WHAT TO WORK ON →
Retype word for word the first line of the listing and each line after it up to the line with "errs = [chmp2b_err, tpi1_err, kctd14_err, kcnab3_err]", with the pictures taken out.

MATERIAL SUPPLIED →
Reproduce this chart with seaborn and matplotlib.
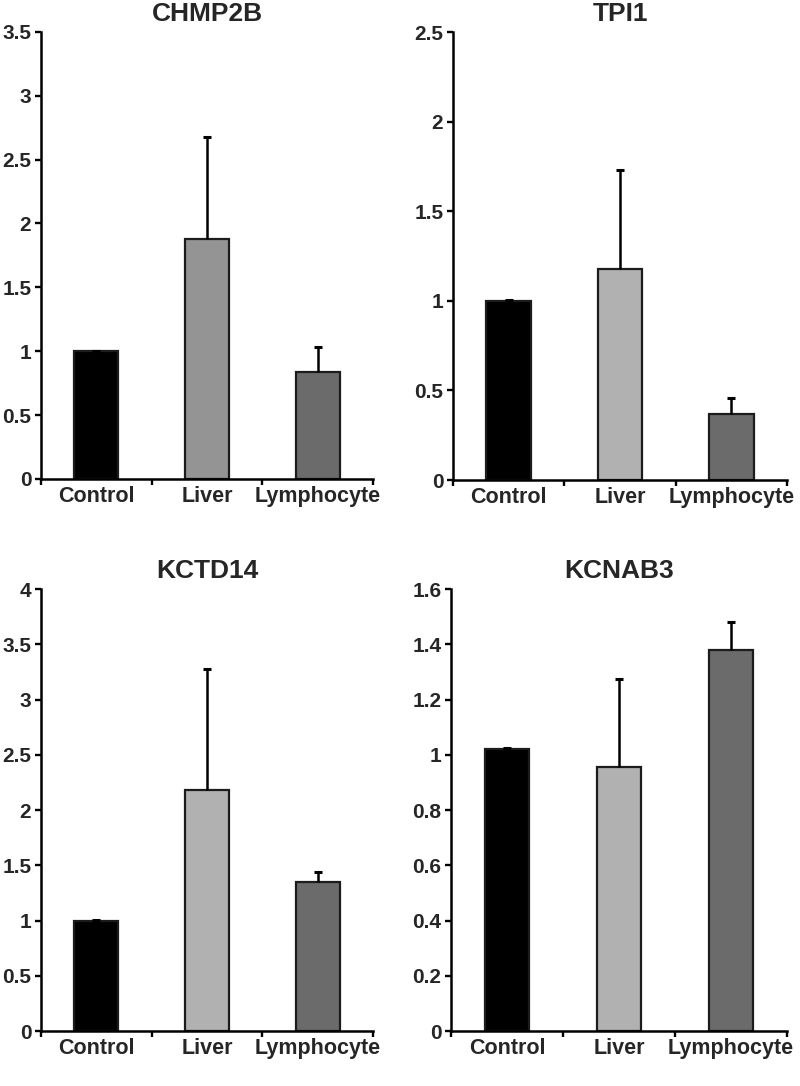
import numpy as np
import pandas as pd
import matplotlib
matplotlib.use("Agg")
import matplotlib.pyplot as plt
import seaborn as sns

# ── data ──
categories = ["Control", "Liver", "Lymphocyte"]
genes = ["CHMP2B", "TPI1", "KCTD14", "KCNAB3"]

chmp2b_mean = [1.0, 1.88, 0.84]
chmp2b_err = [0.005, 0.80, 0.19]
tpi1_mean = [1.0, 1.18, 0.37]
tpi1_err = [0.005, 0.55, 0.085]
kctd14_mean = [1.0, 2.18, 1.35]
kctd14_err = [0.005, 1.10, 0.085]
kcnab3_mean = [1.02, 0.955, 1.38]
kcnab3_err = [0.005, 0.32, 0.10]

y_max = [3.5, 2.5, 4.0, 1.6]
y_step = [0.5, 0.5, 0.5, 0.2]

means = [chmp2b_mean, tpi1_mean, kctd14_mean, kcnab3_mean]
errs = [chmp2b_err, tpi1_err, kctd14_err, kcnab3_err]

bar_colors = [
    ["#000000", "#949494", "#6b6b6b"],
    ["#000000", "#b1b1b1", "#6b6b6b"],
    ["#000000", "#b1b1b1", "#6b6b6b"],
    ["#000000", "#b1b1b1", "#6b6b6b"],
]

sns.set_style("ticks")
plt.rcParams["font.family"] = ["Liberation Sans", "DejaVu Sans"]
plt.rcParams["font.weight"] = "bold"

fig = plt.figure(figsize=(8, 10.86), dpi=100, facecolor="white")
positions = [
    [0.05125, 0.5590, 0.415, 0.4116],
    [0.5663, 0.5580, 0.4175, 0.4125],
    [0.05125, 0.0506, 0.415, 0.4070],
    [0.5638, 0.0506, 0.4200, 0.4070],
]

for i, gene in enumerate(genes):
    ax = fig.add_axes(positions[i])
    df = pd.DataFrame({"group": categories, "value": means[i]})
    sns.barplot(data=df, x="group", y="value", hue="group",
                palette=bar_colors[i], width=0.4, errorbar=None,
                edgecolor="#1c1c1c", linewidth=1.6, legend=False, ax=ax,
                zorder=2)
    xs = np.arange(len(categories))
    eb = ax.errorbar(xs, means[i], yerr=[np.zeros(len(categories)), errs[i]],
                     fmt="none", ecolor="black", elinewidth=1.8, capsize=2.6,
                     capthick=2.2, zorder=3)
    # one-sided bars: hide the lower cap
    eb[1][0].set_visible(False)

    ax.set_xlim(-0.5, 2.5)
    ax.set_ylim(0, y_max[i])
    yt = np.round(np.arange(0, y_max[i] + 1e-9, y_step[i]), 2)
    ax.set_yticks(yt)
    ax.set_yticklabels([f"{v:g}" for v in yt], fontsize=15, fontweight="bold")

    ax.set_xticks(xs)
    ax.set_xticklabels(categories, fontsize=15.5, fontweight="bold")
    ax.set_xticks([-0.5, 0.5, 1.5, 2.5], minor=True)
    ax.tick_params(axis="x", which="major", length=0, pad=5)
    ax.tick_params(axis="x", which="minor", length=4, width=1.7,
                   direction="out", color="black")
    ax.tick_params(axis="y", length=4, width=1.7, direction="out",
                   color="black", pad=3)

    ax.set_xlabel("")
    ax.set_ylabel("")
    ax.set_title(gene, fontsize=19, fontweight="bold", pad=8)

    sns.despine(ax=ax)
    for side in ["left", "bottom"]:
        ax.spines[side].set_linewidth(1.8)
        ax.spines[side].set_color("black")

plt.savefig("out.png", dpi=100, facecolor="white")
plt.close()
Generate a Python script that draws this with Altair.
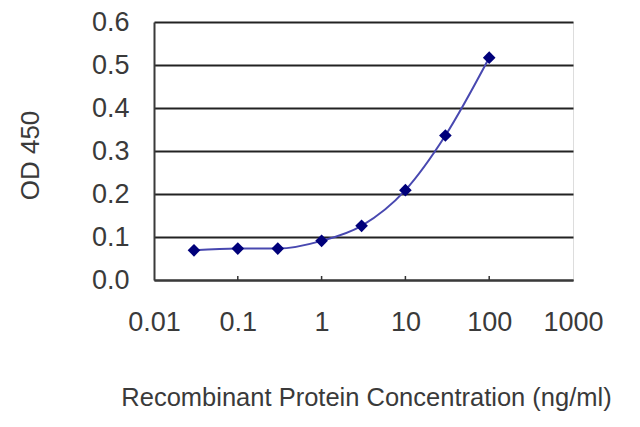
import altair as alt
import pandas as pd

# Dose-response values
concentration = [0.03, 0.1, 0.3, 1, 3, 10, 30, 100]
od_450 = [0.069, 0.073, 0.073, 0.091, 0.126, 0.209, 0.336, 0.517]

x_ticks = [0.01, 0.1, 1, 10, 100, 1000]
y_ticks = [0.0, 0.1, 0.2, 0.3, 0.4, 0.5, 0.6]

font = "Liberation Sans"
text_color = "#3a3a3a"

plot_width = 419
plot_height = 258

df = pd.DataFrame({"conc": concentration, "od": od_450})
ticks_df = pd.DataFrame({"conc": x_ticks[1:-1]})

x_scale = alt.Scale(type="log", domain=[0.01, 1000], nice=False)
y_scale = alt.Scale(domain=[0, 0.6], nice=False)

base = alt.Chart(df)

line = base.mark_line(
    interpolate="monotone", color="#4848b0", strokeWidth=2
).encode(
    x=alt.X("conc:Q", scale=x_scale,
            axis=alt.Axis(
                values=x_ticks, format="~g", grid=False, ticks=False,
                domainColor="#3a3a3a", domainWidth=2,
                labelFont=font, labelFontSize=27, labelColor=text_color,
                labelPadding=29, labelFlush=False,
                title="Recombinant Protein Concentration (ng/ml)",
                titleFont=font, titleFontSize=25.5, titleFontWeight="normal",
                titleColor=text_color, titleX=212, titleY=117,
                titleBaseline="middle", titleAlign="center",
            )),
    y=alt.Y("od:Q", scale=y_scale,
            axis=alt.Axis(
                values=y_ticks, format=".1f", grid=True,
                gridColor="#222222", gridWidth=2, ticks=False,
                domainColor="#3a3a3a", domainWidth=2,
                labelFont=font, labelFontSize=27, labelColor=text_color,
                labelPadding=25,
                title="OD 450", titleFont=font, titleFontSize=26,
                titleFontWeight="normal", titleColor=text_color,
                titleAngle=-90, titleX=-124, titleY=133,
                titleBaseline="middle", titleAlign="center",
            )),
)

points = base.mark_point(
    shape="diamond", filled=True, size=160, color="#00007a", opacity=1
).encode(x=alt.X("conc:Q", scale=x_scale), y=alt.Y("od:Q", scale=y_scale))

# small inward tick marks on the x axis at each decade
tick_marks = alt.Chart(ticks_df).mark_rule(color="#333333", strokeWidth=1.5).encode(
    x=alt.X("conc:Q", scale=x_scale),
    y=alt.value(plot_height),
    y2=alt.value(plot_height - 4),
)

chart = alt.layer(line, tick_marks, points).properties(
    width=plot_width,
    height=plot_height,
    autosize=alt.AutoSizeParams(type="none"),
    padding={"left": 146, "top": 14, "right": 40, "bottom": 135},
).configure_view(
    stroke="#8a8a8a", strokeWidth=1.5
).configure(background="white")

chart.save("out.html", embed_options={"renderer": "svg", "actions": False})
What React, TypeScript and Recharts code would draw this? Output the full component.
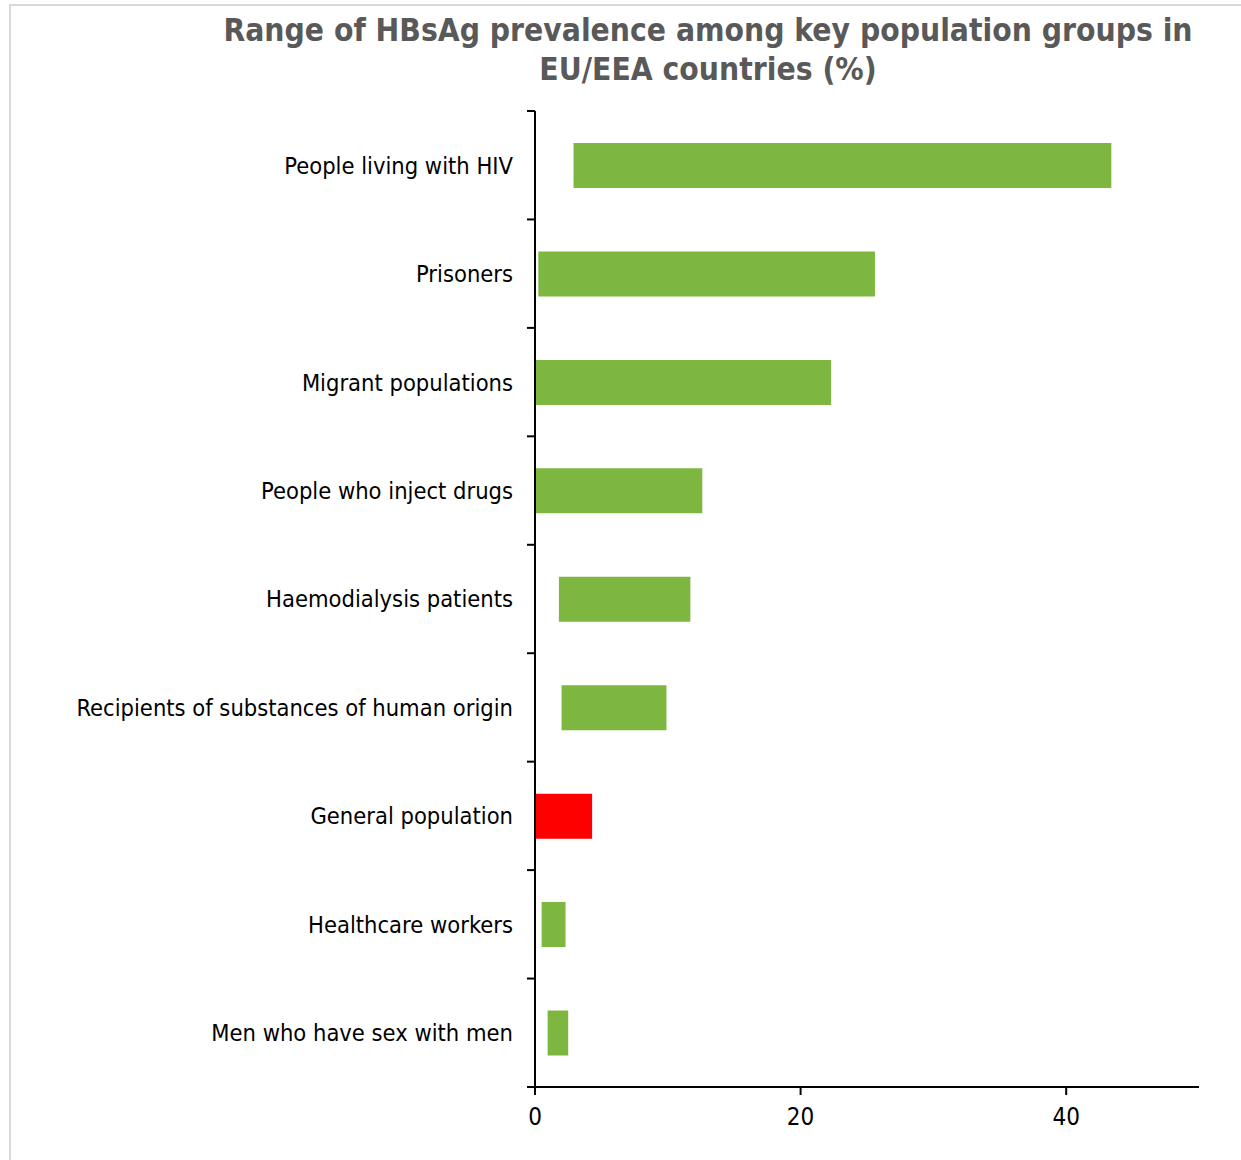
import { BarChart, Bar, XAxis, YAxis, Cell } from "recharts";

// population groups, top to bottom
const categories = [
  "People living with HIV",
  "Prisoners",
  "Migrant populations",
  "People who inject drugs",
  "Haemodialysis patients",
  "Recipients of substances of human origin",
  "General population",
  "Healthcare workers",
  "Men who have sex with men",
];

// range of HBsAg prevalence (%)
const lows = [2.9, 0.25, 0, 0, 1.8, 2.0, 0, 0.5, 0.95];
const highs = [43.4, 25.6, 22.3, 12.6, 11.7, 9.9, 4.3, 2.3, 2.5];

const xTicks = [0, 20, 40];

const GREEN = "#7DB73F";
const RED = "#FF0000";

const data = categories.map((name, i) => ({
  name,
  range: [lows[i], highs[i]],
  color: name === "General population" ? RED : GREEN,
}));

const FONT = "'DejaVu Sans Condensed', 'DejaVu Sans', sans-serif";
const LABEL_GAP = 22;
const TICK_LEN = 8;

// category label plus Excel-style tick marks on the band edges
function CategoryTick(props: any) {
  const { x, y, payload, index, visibleTicksCount } = props;
  const half = payload?.offset ?? 0;
  const axisX = x + LABEL_GAP;
  const isLast = index === visibleTicksCount - 1;
  return (
    <g>
      {half > 0 && (
        <line x1={axisX - TICK_LEN} x2={axisX} y1={y - half} y2={y - half} stroke="#000" strokeWidth={2} />
      )}
      {half > 0 && isLast && (
        <line x1={axisX - TICK_LEN} x2={axisX} y1={y + half} y2={y + half} stroke="#000" strokeWidth={2} />
      )}
      <text x={x} y={y} dy="0.36em" textAnchor="end" fill="#000" fontSize={23.5} fontFamily={FONT}>
        {payload.value}
      </text>
    </g>
  );
}

export default function App() {
  return (
    <div
      style={{
        position: "absolute",
        left: 0,
        top: 0,
        width: 1241,
        height: 1160,
        overflow: "hidden",
        background: "#fff",
        fontFamily: FONT,
      }}
    >
      <div
        style={{
          position: "absolute",
          left: 9,
          top: 4,
          width: 1400,
          height: 1400,
          border: "2px solid #d9d9d9",
        }}
      />
      <div
        style={{
          position: "absolute",
          left: 208,
          width: 1000,
          top: 11,
          textAlign: "center",
          fontWeight: "bold",
          fontSize: 31.5,
          lineHeight: "39px",
          color: "#595959",
        }}
      >
        Range of HBsAg prevalence among key population groups in
        <br />
        EU/EEA countries (%)
      </div>
      <div style={{ position: "absolute", left: 0, top: 0 }}>
        <BarChart
          width={1241}
          height={1160}
          data={data}
          layout="vertical"
          margin={{ top: 111, right: 42, bottom: 43, left: 0 }}
          barSize={45}
        >
          <YAxis
            type="category"
            dataKey="name"
            width={535}
            tickSize={0}
            tickMargin={LABEL_GAP}
            tickLine={false}
            axisLine={{ stroke: "#000", strokeWidth: 2 }}
            tick={<CategoryTick />}
            interval={0}
          />
          <XAxis
            type="number"
            domain={[0, 50]}
            ticks={xTicks}
            height={30}
            tickSize={8}
            tickMargin={13}
            axisLine={{ stroke: "#000", strokeWidth: 2 }}
            tickLine={{ stroke: "#000", strokeWidth: 2 }}
            tick={{ fill: "#000", fontSize: 24, fontFamily: FONT }}
          />
          <Bar dataKey="range" isAnimationActive={false}>
            {data.map((d, i) => (
              <Cell key={i} fill={d.color} />
            ))}
          </Bar>
        </BarChart>
      </div>
    </div>
  );
}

WRITTEN ANSWER →
Reproduce this chart with seaborn and matplotlib.
import numpy as np
import pandas as pd
import matplotlib
matplotlib.use("Agg")
import matplotlib.pyplot as plt
import seaborn as sns

# ── data ──
categories = ["Control", "Liver", "Lymphocyte"]
genes = ["CHMP2B", "TPI1", "KCTD14", "KCNAB3"]

chmp2b_mean = [1.0, 1.88, 0.84]
chmp2b_err = [0.005, 0.80, 0.19]
tpi1_mean = [1.0, 1.18, 0.37]
tpi1_err = [0.005, 0.55, 0.085]
kctd14_mean = [1.0, 2.18, 1.35]
kctd14_err = [0.005, 1.10, 0.085]
kcnab3_mean = [1.02, 0.955, 1.38]
kcnab3_err = [0.005, 0.32, 0.10]

y_max = [3.5, 2.5, 4.0, 1.6]
y_step = [0.5, 0.5, 0.5, 0.2]

means = [chmp2b_mean, tpi1_mean, kctd14_mean, kcnab3_mean]
errs = [chmp2b_err, tpi1_err, kctd14_err, kcnab3_err]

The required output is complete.